» **Exercise objective**
All lines featuring the string "matplotlib" are to be listed.

═══

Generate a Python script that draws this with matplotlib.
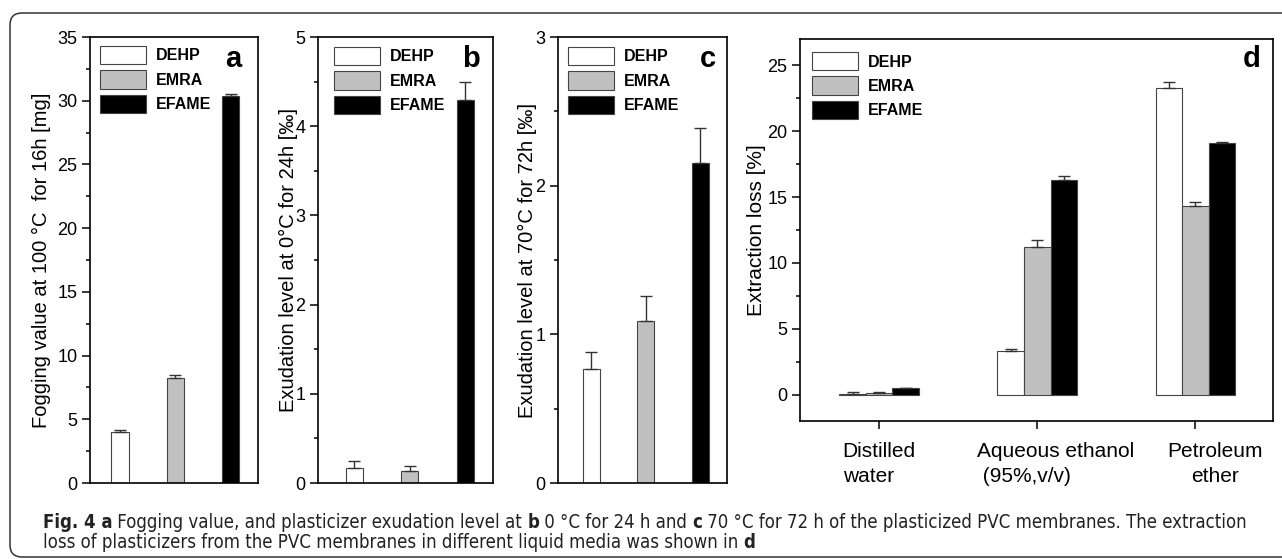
import numpy as np
import matplotlib
matplotlib.use("Agg")
import matplotlib.pyplot as plt
from matplotlib import font_manager
from matplotlib.patches import FancyBboxPatch
from matplotlib.transforms import IdentityTransform, ScaledTranslation
from matplotlib.ticker import MultipleLocator

# ---- data ----
plasticizers = ["DEHP", "EMRA", "EFAME"]
bar_colors = ["white", "#c0c0c0", "black"]

fog_val = [4.02, 8.25, 30.4]          # panel a, mg
fog_err = [0.10, 0.20, 0.10]
exu0_val = [0.17, 0.13, 4.29]         # panel b, per mille
exu0_err = [0.08, 0.06, 0.21]
exu70_val = [0.77, 1.09, 2.15]        # panel c, per mille
exu70_err = [0.11, 0.17, 0.24]

media = ["Distilled\nwater", "Aqueous ethanol\n (95%,v/v)", "Petroleum\nether"]
dehp_ext = [0.08, 3.30, 23.25]        # panel d, %
dehp_ext_err = [0.12, 0.17, 0.45]
emra_ext = [0.14, 11.20, 14.35]
emra_ext_err = [0.03, 0.55, 0.30]
efame_ext = [0.48, 16.30, 19.13]
efame_ext_err = [0.05, 0.28, 0.05]

plt.rcParams["font.family"] = ["Liberation Sans", "DejaVu Sans"]
plt.rcParams["axes.linewidth"] = 1.2

W, H = 1282, 559
fig = plt.figure(figsize=(W / 100, H / 100), dpi=100)


def px_axes(x0, x1, y0, y1):
    # pixel box (top-left origin) -> figure axes
    return fig.add_axes([x0 / W, 1 - y1 / H, (x1 - x0) / W, (y1 - y0) / H])


def style_axis(ax, major, minor):
    ax.yaxis.set_major_locator(MultipleLocator(major))
    ax.yaxis.set_minor_locator(MultipleLocator(minor))
    ax.tick_params(axis="y", which="major", direction="out", length=6,
                   width=1.1, labelsize=13, pad=3)
    ax.tick_params(axis="y", which="minor", direction="out", length=3, width=1.1)
    ax.tick_params(right=False, top=False)


def legend(ax, ax_x, ax_y):
    ax.legend(loc="upper left", bbox_to_anchor=(ax_x, ax_y), frameon=False,
              borderaxespad=0, borderpad=0, handlelength=2.9, handleheight=1.4,
              labelspacing=0.37, handletextpad=0.6,
              prop={"weight": "bold", "size": 11.5})


err_kw = dict(ecolor="#333333", elinewidth=1.0, capsize=4, capthick=1.0)


def simple_panel(box, vals, errs, xlim, ylim, major, minor, ylabel, lab_x,
                 leg_pos, letter, letter_x):
    ax = px_axes(*box)
    for i, name in enumerate(plasticizers):
        ax.bar(i + 1, vals[i], width=0.31, color=bar_colors[i],
               edgecolor="#444444", linewidth=0.8, label=name,
               yerr=[[0], [errs[i]]], error_kw=err_kw)
    ax.set_xlim(*xlim)
    ax.set_ylim(*ylim)
    ax.set_xticks([])
    style_axis(ax, major, minor)
    ax.set_ylabel(ylabel, fontsize=14.5, va="center")
    ax.yaxis.set_label_coords(lab_x, 0.5)
    legend(ax, *leg_pos)
    ax.text(letter_x, 0.933, letter, transform=ax.transAxes, fontsize=21,
            fontweight="bold", ha="center", va="baseline")
    return ax


simple_panel((90, 258, 37, 483), fog_val, fog_err, (0.46, 3.49), (0, 35), 5, 2.5,
             "Fogging value at 100 °C  for 16h [mg]", -0.286, (0.06, 0.98), "a", 0.855)
simple_panel((318, 493, 37, 483), exu0_val, exu0_err, (0.35, 3.5), (0, 5), 1, 0.5,
             "Exudation level at 0°C for 24h [‰]", -0.171, (0.091, 0.978), "b", 0.875)
simple_panel((558, 727, 37, 483), exu70_val, exu70_err, (0.39, 3.49), (0, 3), 1, 0.5,
             "Exudation level at 70°C for 72h [‰]", -0.178, (0.059, 0.978), "c", 0.89)

# ---- panel d ----
axd = px_axes(800, 1273, 39, 421)
x = np.arange(len(media))
bw = 0.168
series = [(dehp_ext, dehp_ext_err), (emra_ext, emra_ext_err), (efame_ext, efame_ext_err)]
for i, (vals, errs) in enumerate(series):
    axd.bar(x + (i - 1) * bw, vals, width=bw, color=bar_colors[i],
            edgecolor="#444444", linewidth=0.8, label=plasticizers[i],
            yerr=[np.zeros(len(errs)), errs], error_kw=err_kw)
axd.set_xlim(-0.5, 2.49)
axd.set_ylim(-2, 27)
style_axis(axd, 5, 2.5)
axd.set_xticks(x)
axd.set_xticklabels(media, fontsize=15, linespacing=1.4)
axd.tick_params(axis="x", direction="out", length=6, width=1.1, pad=9)
shifts = [0, 18, 20]
aligns = ["left", "left", "center"]
for lab, dx, al in zip(axd.get_xticklabels(), shifts, aligns):
    lab.set_multialignment(al)
    lab.set_transform(lab.get_transform() + ScaledTranslation(dx / 100, 0, fig.dpi_scale_trans))
axd.set_ylabel("Extraction loss [%]", fontsize=15, va="center")
axd.yaxis.set_label_coords(-0.091, 0.5)
legend(axd, 0.025, 0.966)
axd.text(0.955, 0.927, "d", transform=axd.transAxes, fontsize=21,
         fontweight="bold", ha="center", va="baseline")

# ---- outer frame ----
frame = FancyBboxPatch((10, 2), 1290, 544, boxstyle="round,pad=0,rounding_size=12",
                       transform=IdentityTransform(), facecolor="none",
                       edgecolor="#333333", linewidth=1.1)
fig.add_artist(frame)

# ---- caption with bold runs ----
# the caption face is a condensed sans; use a narrow face if one is installed
entries = font_manager.fontManager.ttflist
cap_family, cap_stretch = ["Liberation Sans", "DejaVu Sans"], "normal"
if any(f.name == "Liberation Sans Narrow" for f in entries):
    cap_family = ["Liberation Sans Narrow", "DejaVu Sans"]
elif any(f.name == "DejaVu Sans" and f.stretch in ("condensed", "semi-condensed") for f in entries):
    cap_family, cap_stretch = ["DejaVu Sans"], "condensed"

line1 = [("Fig. 4 a", "bold"), (" Fogging value, and plasticizer exudation level at ", "normal"),
         ("b", "bold"), (" 0 °C for 24 h and ", "normal"), ("c", "bold"),
         (" 70 °C for 72 h of the plasticized PVC membranes. The extraction", "normal")]
line2 = [("loss of plasticizers from the PVC membranes in different liquid media was shown in ", "normal"),
         ("d", "bold")]

renderer = fig.canvas.get_renderer()


def draw_runs(runs, x0, y_base, size):
    xcur = x0
    for s, wgt in runs:
        t = fig.text(xcur / W, 1 - y_base / H, s, fontsize=size, fontweight=wgt,
                     family=cap_family, stretch=cap_stretch, color="#222222",
                     ha="left", va="baseline")
        xcur = t.get_window_extent(renderer).x1
    return xcur


# fit line 1 to the width seen in the figure
cap_size = 12
tmp = fig.text(0, 0, "".join(s for s, _ in line1), fontsize=cap_size,
               family=cap_family, stretch=cap_stretch)
wid = tmp.get_window_extent(renderer).width
tmp.remove()
cap_size = min(cap_size * 1195 / wid, 13.5)

draw_runs(line1, 43, 528, cap_size)
draw_runs(line2, 43, 548, cap_size)

fig.savefig("out.png", dpi=100)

═══

» **Response for this exercise**
Generate a Python script that draws this with matplotlib.
import matplotlib
matplotlib.use("Agg")
import matplotlib.pyplot as plt
from matplotlib import font_manager
from matplotlib.patches import FancyBboxPatch
from matplotlib.transforms import IdentityTransform, ScaledTranslation
from matplotlib.ticker import MultipleLocator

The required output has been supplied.